The state's policy has always been that everyone in Hawaii should have access to the ocean. Accordingly, the rents from lands near the four commercially viable harbors subsidize all 20 small boat harbors, the 25 boat ramps, piers and landings outside of harbors, and the ocean recreation program.

This is no different than the way we have been able to operate our statewide system of airports that have enabled all islands to have quality facilities that they would otherwise not be able to afford.
     If we used the land rents from the four commercially viable harbors exclusively for those four harbors and their few hundred slip holders, we would have to shut down or severely reduce the 41 other facilities across the state.

However, these 41 places are virtually the only ocean access for the bulk of Hawaii's 13,000 boaters and hundreds of canoe paddlers. In addition, these non-boater revenues support the removal of abandoned boats on reefs, managing ocean events such as canoe races, and operating the boating safety program.

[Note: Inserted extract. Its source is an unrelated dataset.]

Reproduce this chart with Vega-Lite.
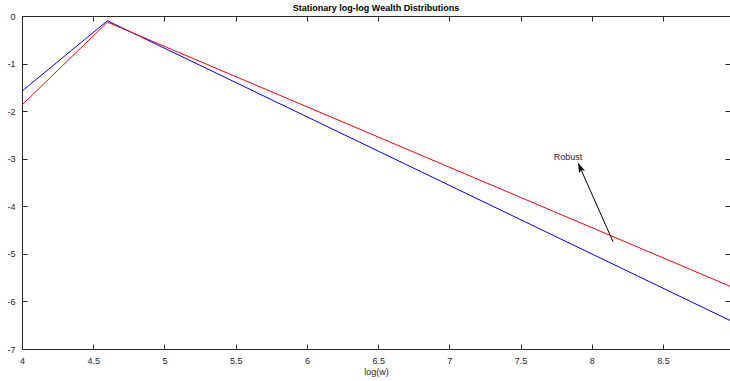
{
  "$schema": "https://vega.github.io/schema/vega-lite/v6.json",
  "autosize": "none",
  "width": 708,
  "height": 333,
  "padding": {"left": 22, "top": 16, "right": 0, "bottom": 32},
  "background": "white",
  "config": {
    "font": "Liberation Sans",
    "view": {"stroke": "#262626", "strokeWidth": 1},
    "axis": {
      "domain": false,
      "grid": false,
      "labelFont": "Liberation Sans",
      "labelFontSize": 9,
      "labelColor": "#262626",
      "labelFlush": false,
      "labelExpr": "'' + datum.value",
      "tickColor": "#262626",
      "tickSize": -5,
      "titleFont": "Liberation Sans",
      "titleFontSize": 9,
      "titleFontWeight": "normal",
      "titleColor": "#262626"
    }
  },
  "title": {
    "text": "Stationary log-log Wealth Distributions",
    "font": "Liberation Sans",
    "fontSize": 9,
    "fontWeight": "bold",
    "color": "#000000",
    "offset": -1
  },
  "datasets": {
    "lines": [
      {"x": 4.0, "y": -1.58, "s": "blue"},
      {"x": 4.6, "y": -0.10, "s": "blue"},
      {"x": 8.97, "y": -6.40, "s": "blue"},
      {"x": 4.0, "y": -1.87, "s": "red"},
      {"x": 4.6, "y": -0.13, "s": "red"},
      {"x": 8.97, "y": -5.68, "s": "red"}
    ],
    "arrow": [
      {"x": 8.149, "y": -4.745, "x2": 7.917, "y2": -3.18, "label": "Robust", "lx": 7.833, "ly": -2.96}
    ]
  },
  "layer": [
    {
      "data": {"name": "lines"},
      "mark": {"type": "line", "strokeWidth": 1, "clip": true},
      "encoding": {
        "x": {
          "field": "x", "type": "quantitative",
          "scale": {"domain": [4, 8.97], "nice": false, "zero": false},
          "axis": {"title": "log(w)", "values": [4, 4.5, 5, 5.5, 6, 6.5, 7, 7.5, 8, 8.5], "labelPadding": 12, "titlePadding": 2}
        },
        "y": {
          "field": "y", "type": "quantitative",
          "scale": {"domain": [-7, 0], "nice": false, "zero": false},
          "axis": {"title": null, "values": [-7, -6, -5, -4, -3, -2, -1, 0], "labelPadding": 12}
        },
        "color": {
          "field": "s", "type": "nominal",
          "scale": {"domain": ["blue", "red"], "range": ["#0000ff", "#ff0000"]},
          "legend": null
        },
        "detail": {"field": "s"}
      }
    },
    {
      "data": {"name": "lines"},
      "mark": {"type": "point", "opacity": 0},
      "encoding": {
        "x": {"field": "x", "type": "quantitative",
          "axis": {"orient": "top", "labels": false, "title": null, "values": [4, 4.5, 5, 5.5, 6, 6.5, 7, 7.5, 8, 8.5]}},
        "y": {"field": "y", "type": "quantitative",
          "axis": {"orient": "right", "labels": false, "title": null, "values": [-7, -6, -5, -4, -3, -2, -1, 0]}}
      }
    },
    {
      "data": {"name": "arrow"},
      "mark": {"type": "rule", "color": "#000000", "strokeWidth": 1},
      "encoding": {
        "x": {"field": "x", "type": "quantitative", "axis": null},
        "y": {"field": "y", "type": "quantitative", "axis": null},
        "x2": {"field": "x2"},
        "y2": {"field": "y2"}
      }
    },
    {
      "data": {"name": "arrow"},
      "mark": {"type": "point", "shape": "M0,-1L0.6,1L0,0.55L-0.6,1Z", "filled": true, "color": "#000000", "opacity": 1, "size": 110, "angle": 336},
      "encoding": {
        "x": {"field": "x2", "type": "quantitative", "axis": null},
        "y": {"field": "y2", "type": "quantitative", "axis": null}
      }
    },
    {
      "data": {"name": "arrow"},
      "mark": {"type": "text", "font": "Liberation Sans", "fontSize": 9, "color": "#262626", "align": "center", "baseline": "middle"},
      "encoding": {
        "x": {"field": "lx", "type": "quantitative", "axis": null},
        "y": {"field": "ly", "type": "quantitative", "axis": null},
        "text": {"field": "label"}
      }
    }
  ],
  "resolve": {"axis": {"x": "independent", "y": "independent"}}
}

Honokohau is not mismanaged. During the past seven years, the Lingle-Aiona Administration has implemented more than $100 million in capital improvements in small boat harbors across the state. Honokohau is currently receiving almost $2 million in road, water and electrical capital improvements this year. The slip holders in Honokohau have seen the benefit of all their fees put into the harbor and more.

While the slip holders complain that their facility does not look like the private marinas, they need to understand that they are not paying market rates for their slips. This is not mismanagement. Not one of the boaters with slips in small boat harbors is paying market rate for slips. DLNR has recently adopted a five-year step increase in slip fees, but even with the planned increases, these slips will continue to be subsidized.

This is only possible through our statewide system of funding.
     The charge of mismanagement is merely an attempt to distract people from the fact that boating fees do not cover the cost of the program and that boaters do not support paying the same rate as their peers in private harbors. What the Honokohau boaters are really claiming is that they are entitled to an even greater subsidy than they already receive - even if it comes at the expense of the majority of other Hawaii residents accessing the ocean through the majority of boating facilities.

Hannemann should stop making statements that are simply untrue. He should stop denigrating DLNR's hard-working employees by calling for a "cleaning house" of the department. While I will be leaving at the end of the year, our civil service employees, who have performed admirably, will stay on and continue executing their jobs.

Finally, Hannemann needs a better understanding of this program before making promises that unfairly benefit a select few and negatively impact so may people across the state. That is, unless he plans on increasing taxes or fees on everyone else to offset the increased subsidy to Honokohau.